Écarté des négociations de l’accord de coalition lancées mercredi, l’Observatoire de la politique climatique compte bien faire entendre ses priorités au futur gouvernement.
Créé il y a deux ans avec la loi sur le climat, l’Observatoire de la politique climatique (OPC) regroupe des scientifiques spécialisés dans différents domaines du développement durable et délivre chaque année ses recommandations aux autorités. Ses sept membres se félicitent de certaines avancées ces derniers mois, mais s’inquiètent désormais du basculement vers une coalition CSV-DP, dont les priorités ne sont clairement pas environnementales.
Jusqu’à remettre en cause l’existence même de l’Observatoire ? Son président, le climatologue Andrew Ferrone, ne le croit pas : «Pour nous empêcher de fonctionner, il faudrait changer la loi, ce qui me paraît peu probable. Sans oublier que le Luxembourg a aussi des obligations aux niveaux européen et international», cite-t-il comme autant de garde-fous maintenant que les verts ont été boutés hors du gouvernement.
Si l’OPC n’a pas été convié à la table des négociations de l’accord de coalition – contrairement au Mouvement écologique et au Conseil supérieur pour un développement durable, qui participeront au groupe de travail «Environnement, climat, biodiversité et énergies renouvelables» –, il compte néanmoins se faire entendre.
«Publier notre rapport annuel ces jours-ci n’a rien d’innocent : nous voulons être invités aux discussions et défendre nos idées auprès du futur gouvernement», insiste le chef de la délégation luxembourgeoise auprès du Groupe intergouvernemental sur l’évolution du climat (GIEC), qui ne désespère pas. «On n’a pas encore travaillé avec eux donc on ne sait pas exactement à quoi ils sont ouverts.»
Conscient que «ça va être plus compliqué désormais», Andrew Ferrone veut rester optimiste : «On a entendu le formateur évoquer les priorités et le climat a bien été mentionné, ce qui est déjà bon signe. Et au Luxembourg, il me semble que tous les grands partis s’accordent sur la nécessité de réduire nos émissions», poursuit-il.
Parmi les progrès notables depuis 2022, l’OPC mentionne le projet de mise à jour du Plan national intégré en matière d’énergie et de climat (PNEC) transmis à la Commission européenne en juillet dernier. 201 mesures politiques accueillies favorablement par le comité qui épingle tout de même un certain manque d’ambition, de cohérence, voire de faisabilité. Et dans un registre plus symbolique, l’inscription de la lutte contre le changement climatique dans la Constitution est un pas important.
Une économie vulnérable face au risque climatique
Pour l’OPC, le plus urgent est d’impulser des changements au niveau de la gouvernance et de réorienter la place financière tout entière vers le développement durable.
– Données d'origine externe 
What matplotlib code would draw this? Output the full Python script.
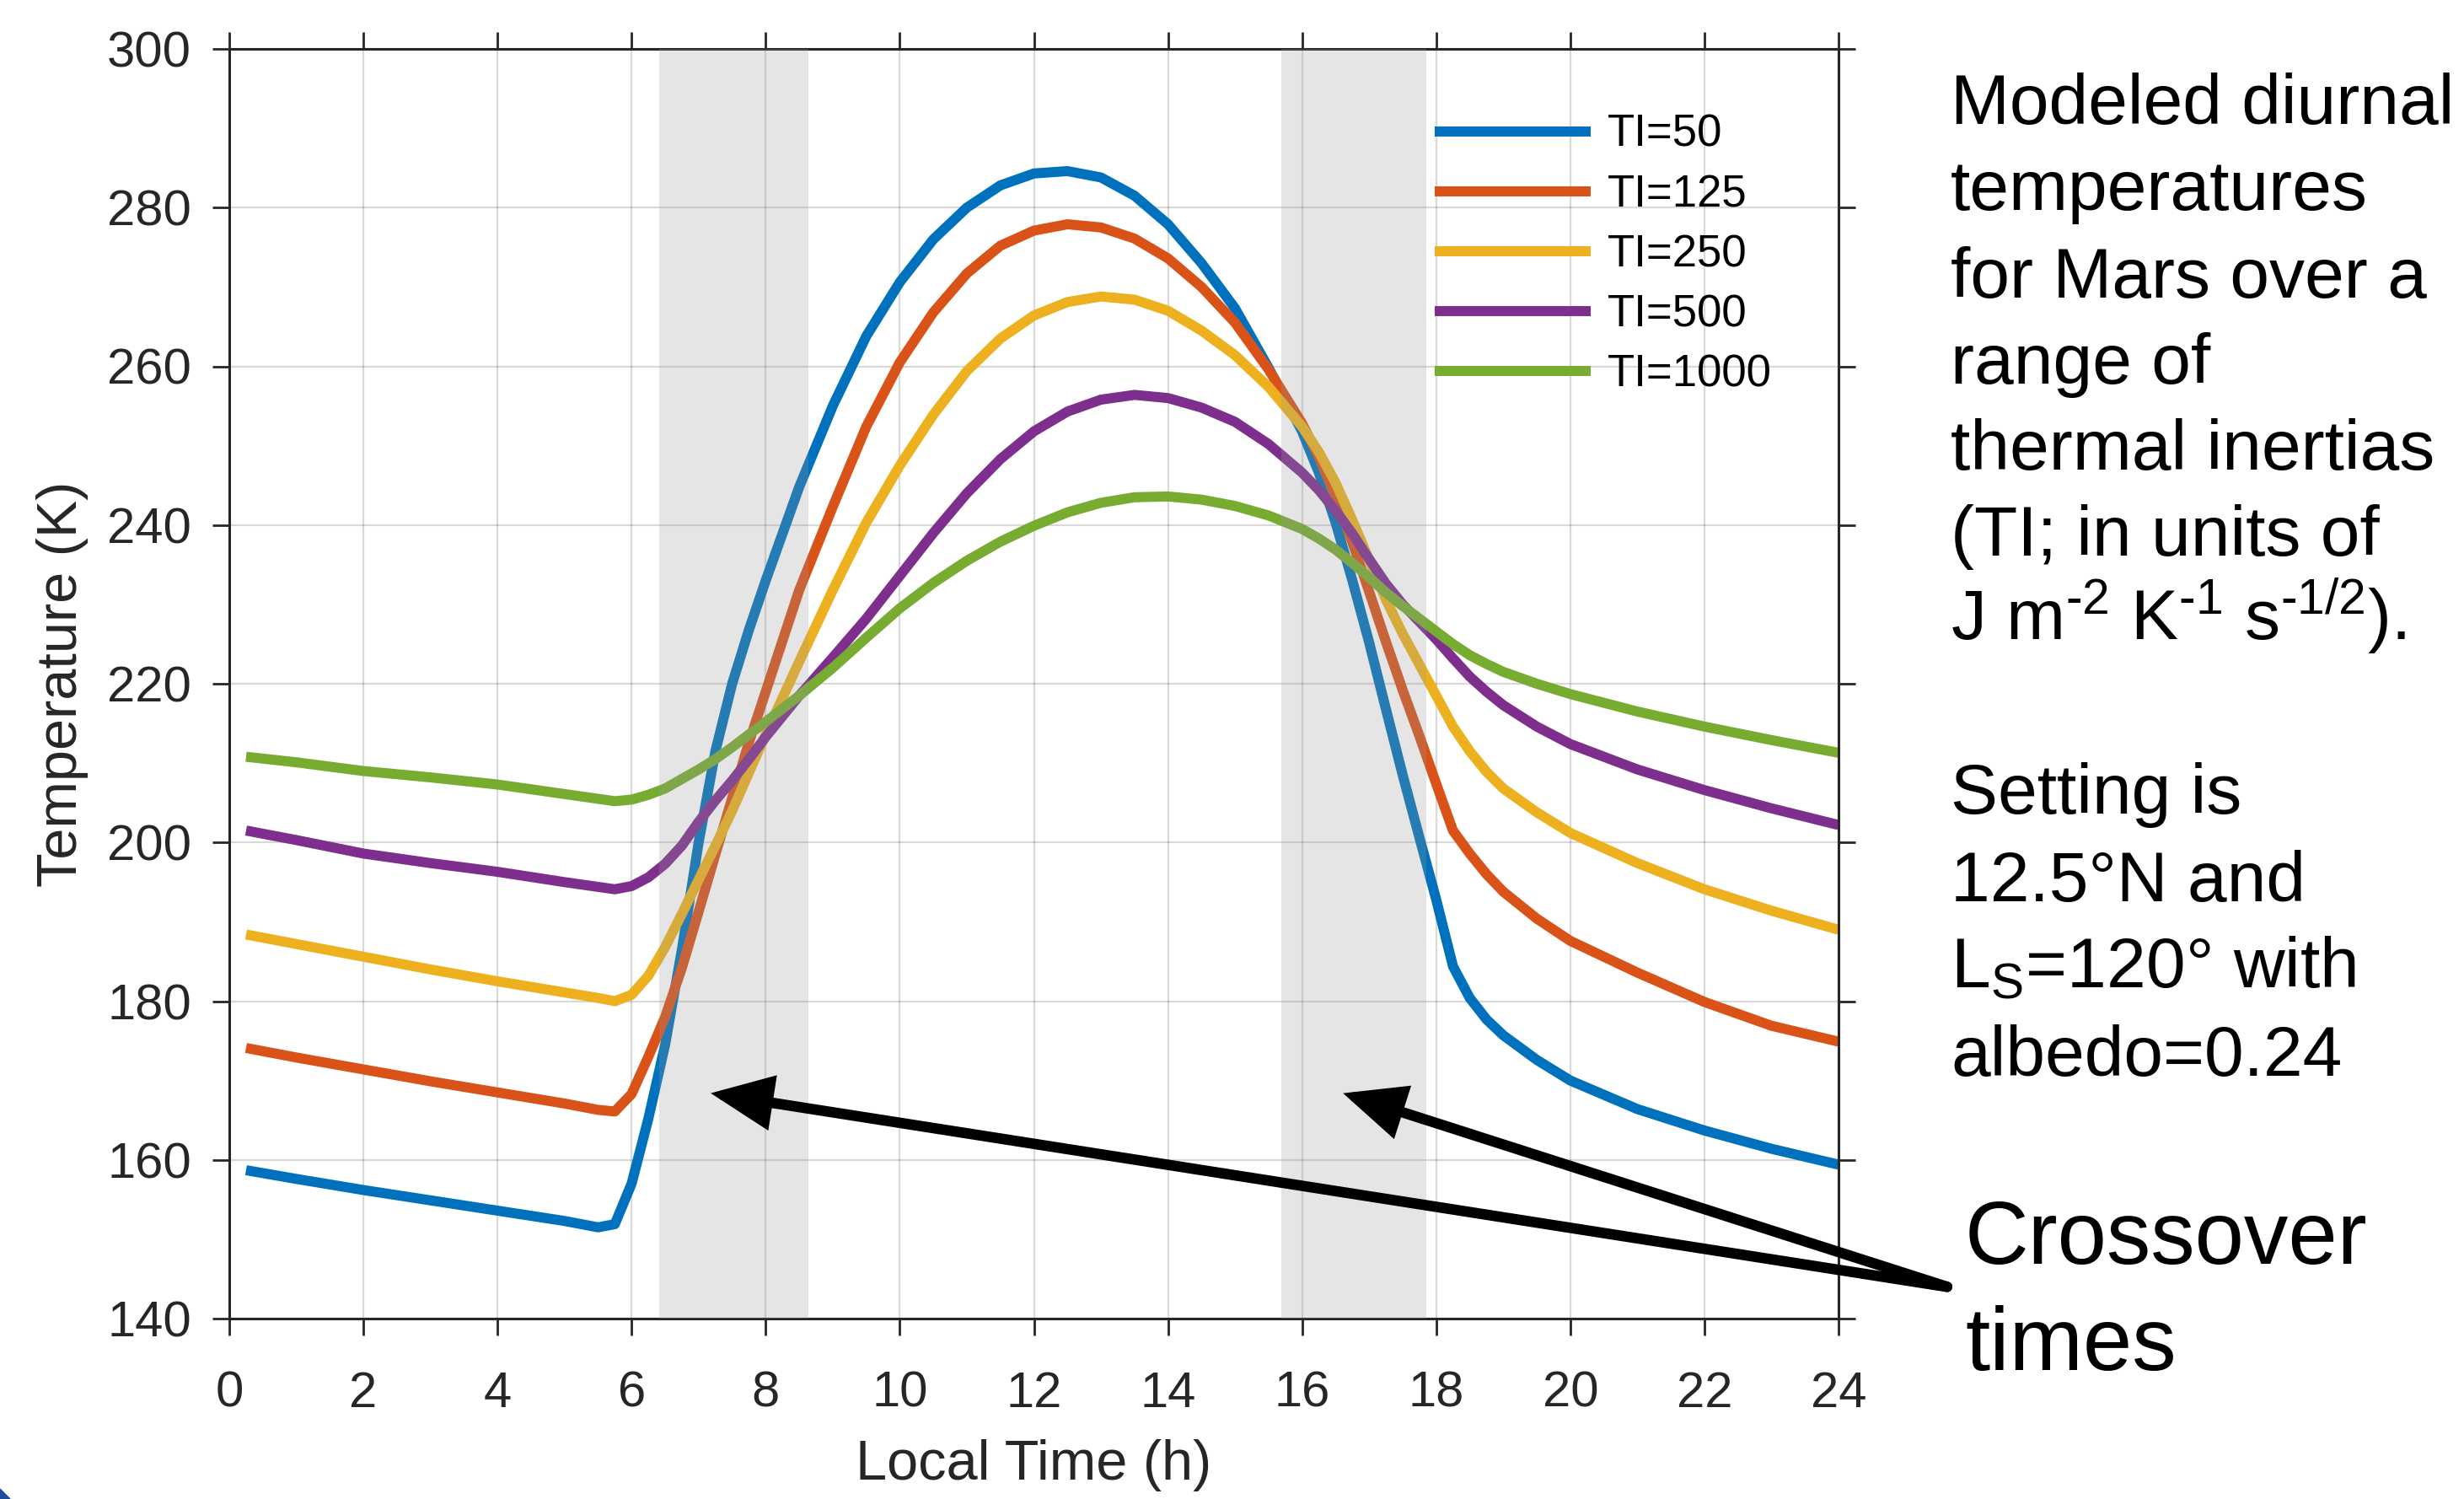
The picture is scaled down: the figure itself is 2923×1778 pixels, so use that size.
import matplotlib
matplotlib.use('Agg')
import matplotlib.pyplot as plt
from matplotlib.patches import Polygon

plt.rcParams['font.family'] = ['Liberation Sans', 'DejaVu Sans']
plt.rcParams['mathtext.fontset'] = 'custom'
plt.rcParams['mathtext.rm'] = 'Liberation Sans'
plt.rcParams['mathtext.it'] = 'Liberation Sans:italic'
plt.rcParams['mathtext.bf'] = 'Liberation Sans:bold'

# ---------------- data ----------------
local_time = [0.25, 1, 2, 3, 4, 5, 5.5, 5.75, 6, 6.25, 6.5, 6.75, 7, 7.25, 7.5, 7.75, 8,
              8.5, 9, 9.5, 10, 10.5, 11, 11.5, 12, 12.5, 13, 13.5, 14, 14.5, 15, 15.5, 16,
              16.25, 16.5, 16.75, 17, 17.25, 17.5, 17.75, 18, 18.25, 18.5, 18.75, 19,
              19.5, 20, 21, 22, 23, 24]

temp_ti50 = [158.7, 157.6, 156.2, 154.9, 153.6, 152.3, 151.5, 151.9, 157.0, 165.2, 174.5, 186.5,
             200.0, 211.5, 220.0, 226.8, 233.0, 244.8, 255.0, 263.8, 270.6, 276.0, 280.0, 282.8,
             284.3, 284.6, 283.8, 281.5, 277.9, 273.0, 267.3, 259.8, 251.8, 246.6, 240.3, 233.0,
             225.2, 216.8, 208.5, 200.6, 192.8, 184.4, 180.4, 177.7, 175.7, 172.6, 170.0, 166.4,
             163.7, 161.4, 159.4]

temp_ti125 = [174.1, 172.9, 171.4, 169.9, 168.5, 167.1, 166.3, 166.1, 168.3, 173.0, 178.0, 184.2,
              191.3, 198.5, 205.6, 212.6, 219.0, 231.8, 242.3, 252.4, 260.5, 266.8, 271.7, 275.2,
              277.1, 277.9, 277.5, 276.1, 273.6, 270.0, 265.5, 259.6, 252.8, 248.6, 243.5, 237.8,
              231.6, 225.3, 219.2, 213.4, 207.4, 201.5, 198.6, 196.0, 193.8, 190.4, 187.6, 183.6,
              179.9, 176.9, 174.9]

temp_ti250 = [188.4, 187.2, 185.6, 184.0, 182.5, 181.1, 180.4, 180.0, 180.8, 183.2, 186.8, 191.0,
              195.3, 199.6, 204.0, 208.8, 213.6, 222.8, 231.8, 240.3, 247.5, 253.9, 259.4, 263.5,
              266.4, 268.1, 268.8, 268.4, 267.0, 264.5, 261.4, 257.4, 252.4, 249.2, 245.3, 240.6,
              235.6, 230.6, 226.3, 222.4, 218.5, 214.6, 211.5, 208.9, 206.8, 203.8, 201.2, 197.4,
              194.1, 191.4, 189.0]

temp_ti500 = [201.5, 200.3, 198.6, 197.4, 196.3, 195.0, 194.4, 194.1, 194.5, 195.6, 197.3, 199.6,
              202.6, 205.3, 207.8, 210.5, 213.3, 218.5, 223.3, 228.2, 233.6, 239.0, 244.0, 248.3,
              251.8, 254.3, 255.8, 256.4, 256.0, 254.8, 253.0, 250.2, 246.6, 244.4, 241.8, 238.9,
              235.7, 232.6, 230.0, 227.8, 225.6, 223.2, 220.9, 219.0, 217.3, 214.6, 212.4, 209.2,
              206.6, 204.3, 202.2]

temp_ti1000 = [210.8, 210.1, 209.0, 208.2, 207.3, 206.1, 205.5, 205.2, 205.4, 206.0, 206.8, 208.0,
               209.2, 210.5, 212.0, 213.6, 215.2, 218.5, 222.0, 225.8, 229.5, 232.7, 235.5, 237.9,
               239.9, 241.6, 242.8, 243.5, 243.6, 243.2, 242.4, 241.2, 239.5, 238.3, 236.9, 235.2,
               233.4, 231.5, 229.8, 228.2, 226.6, 225.0, 223.6, 222.5, 221.5, 220.0, 218.7, 216.5,
               214.6, 212.9, 211.3]

series_labels = ['TI=50', 'TI=125', 'TI=250', 'TI=500', 'TI=1000']
series_colors = ['#0072BD', '#D95319', '#EDB120', '#7E2F8E', '#77AC30']
crossover_windows = [(6.41, 8.64), (15.69, 17.85)]
x_ticks = list(range(0, 25, 2))
y_ticks = list(range(140, 301, 20))

# ---------------- figure ----------------
W, H = 2923, 1778
fig = plt.figure(figsize=(W / 100, H / 100), dpi=100)
ax = fig.add_axes([272 / W, 1 - 1564 / H, (2181 - 272) / W, (1564 - 58) / H])

axcol = '#262626'
series = [temp_ti50, temp_ti125, temp_ti250, temp_ti500, temp_ti1000]
for vals, lab, col in zip(series, series_labels, series_colors):
    ax.plot(local_time, vals, color=col, lw=8.6, label=lab, zorder=2,
            solid_joinstyle='round', solid_capstyle='butt')

for x0, x1 in crossover_windows:
    ax.axvspan(x0, x1, color=(0.6, 0.6, 0.6), alpha=0.25, lw=0, zorder=3)

ax.set_xlim(0, 24)
ax.set_ylim(140, 300)
ax.set_xticks(x_ticks)
ax.set_yticks(y_ticks)
ax.grid(True, color='black', alpha=0.15, lw=1.6, zorder=1)
ax.set_axisbelow(True)

for s in ax.spines.values():
    s.set_color(axcol)
    s.set_linewidth(2.2)
ax.tick_params(direction='out', length=14.4, width=2.0, colors=axcol, labelsize=43,
               top=True, right=True)
ax.tick_params(axis='x', pad=30)
ax.tick_params(axis='y', pad=18)

ax.set_xlabel('Local Time (h)', fontsize=48, color=axcol, labelpad=19)
ax.set_ylabel('Temperature (K)', fontsize=48, color=axcol, labelpad=16)

leg = ax.legend(loc='upper left', bbox_to_anchor=(1702 / W, 1 - 135 / H),
                bbox_transform=fig.transFigure, frameon=False, fontsize=38,
                handlelength=3.5, handletextpad=0.38, labelspacing=0.40,
                borderpad=0, borderaxespad=0)

# arrows to crossover windows
arrow_tail = (25.62, 144.0)
arrow_heads = [(7.18, 168.4), (16.61, 168.4)]
for head in arrow_heads:
    ax.annotate('', xy=head, xytext=arrow_tail, xycoords='data', textcoords='data',
                annotation_clip=False,
                arrowprops=dict(arrowstyle='-|>,head_length=38,head_width=17',
                                mutation_scale=1, lw=9, color='black',
                                shrinkA=0, shrinkB=0, joinstyle='miter'))

# right-hand text
desc_lines = ['Modeled diurnal', 'temperatures', 'for Mars over a', 'range of',
              'thermal inertias', '(TI; in units of',
              r'J m$^{\text{-2}}$ K$^{\text{-1}}$ s$^{\text{-1/2}}$).']
desc_base = [147, 249, 353, 455, 557, 659, 760]
for txt, yb in zip(desc_lines, desc_base):
    fig.text(2314 / W, 1 - yb / H, txt, fontsize=60.5, color='black',
             ha='left', va='baseline')

set_lines = ['Setting is', '12.5°N and', r'L$_{\mathrm{S}}$=120° with', 'albedo=0.24']
set_base = [965, 1069, 1171, 1276]
for txt, yb in zip(set_lines, set_base):
    fig.text(2314 / W, 1 - yb / H, txt, fontsize=60.5, color='black',
             ha='left', va='baseline')

for txt, yb in zip(['Crossover', 'times'], [1499, 1625]):
    fig.text(2331 / W, 1 - yb / H, txt, fontsize=75.5, color='black',
             ha='left', va='baseline')

# small blue corner mark
fig.patches.append(Polygon([[0, 0], [12 / W, 0], [0, 12 / H]], closed=True,
                           transform=fig.transFigure, color='#1f4e9c'))

fig.savefig('out.png', dpi=100)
Car le pilier de l’économie luxembourgeoise se révèle de plus en plus vulnérable face au risque climatique. «Frappés par une catastrophe naturelle, les clients auront du mal à rembourser leurs prêts, et c’est un problème. Si les assurances prennent déjà en compte ce risque, ce n’est pas le cas des banques, à quelques exceptions près», souligne Andrew Ferrone.
Pour l’Observatoire, les investissements aussi doivent suivre cette trajectoire guidée par la transition juste, au niveau local comme mondial. D’où l’intérêt, pour le Luxembourg, de s’imposer comme un leader international de la finance durable – au-delà de la taxonomie de l’UE.
Pour ce qui est de la gouvernance, l’OPC plaide pour davantage de transversalité, en appliquant le Nohaltegkeetscheck – ou contrôle de la durabilité – à l’ensemble des politiques menées, et pas seulement aux lois. Il préconise pour cela la nomination d’un «émissaire pour le climat» qui serait directement rattaché au Premier ministre et dont le rôle consisterait à coordonner puis suivre l’action des différents ministères pour la protection du climat.
Reste à savoir si les 31 recommandations formulées dans le rapport 2023 publié hier trouveront un écho auprès des nouveaux dirigeants.